Поют на разные голоса, акапельно. Старинная русская песня-плач, слова которой Николай Морозов отыскал в сборниках конца XIX века и написал на них новую мелодию, отсылает не просто к юности Матрены, но к истокам жизни села, другой, доколхозной, жизни. В этой песне и в других, что звучат в спектакле, — общее прошлое всех жителей села, их духовный корень.

Распевная, медленно текущая песня — ритм действию, намеренно неспешному, даже провокативно неспешному. Не всякий сегодняшний зритель готов к такому темпоритму. Между тем, этот ритм соразмерен вязкой прозе Солженицына.

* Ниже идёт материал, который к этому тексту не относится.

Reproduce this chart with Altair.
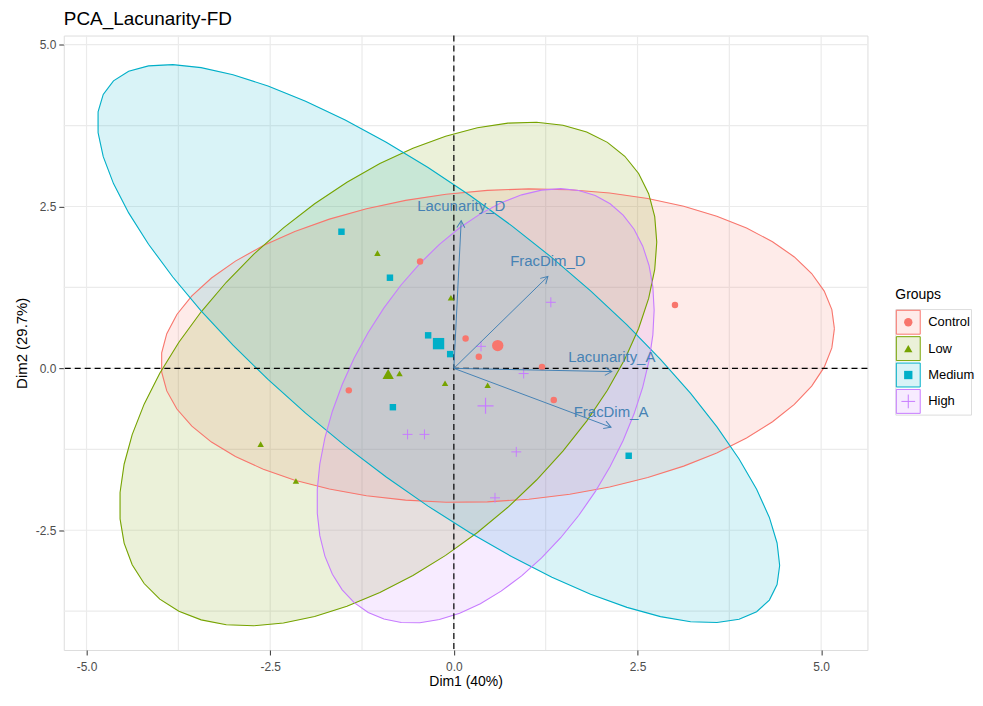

Законы хорового пения обнаруживаются и в способе перевода прозы на язык сцены. Этот принцип в хоровом искусстве называют «цепным дыханием» — когда вдох берется на долгих нотах, посреди фразы, но не одновременно всеми, а по очереди, и каждому поющему надо включиться в ту же тональность, в которой поет хор. Поэтому историю Матрены рассказывает не только автор Игнатич — Павел Кошель, но и все жители села.

«Хор» и Матрена одновременно проживают одну жизнь. И жизнь Матрены оказывается буквально на виду у всех: односельчане стоят в проеме дверей, заглядывают в окна, а зачастую без приглашения заходят в дом — вместе с ней слушают по радио романсы, едят картошку из чугунка, который она ставит на стол перед Игнатичем.

Сцена из спектакля. Фото — Владимир Бобрецов.

На то, что жизнь на всех одна, указывают и советские лозунги типа «Женщины в колхозах — большая сила», «Расцветай, земля колхозная», которые время от времени появляются на экране, как будто транспаранты к празднику на горнице Матрены. Эта агитация не оправдывает поведение селян, но объясняет.

Постоянное присутствие «хора» на сцене можно трактовать по-солженицынски — как проявление соборности русского народа. Но для режиссера это — возможность показать, как бедность, даже нищета колхозников вместе с двойными стандартами государственной идеологии искажают, деформируют коллективное сознание. Самый яркий пример утраченной нравственности — поведение жены председателя колхоза. К слову, она не только односельчанка, но и лицо государства. Героиня Елены Дзюбы в горнице у Матрены чувствует себя по-хозяйски, не просит, но приказывает и в то же время проверяет, что хранится в бочках и мешках, что сготовила Матрена на обед…

Оказывается, что многие относились к бескорыстной праведнице, мягко говоря, недоброжелательно — стоит вспомнить случай с украденным бидоном с освященной водой. Даже сестры ее не любили, злились на нее, что завещала горницу не родным, а «чужим» — воспитаннице Кире.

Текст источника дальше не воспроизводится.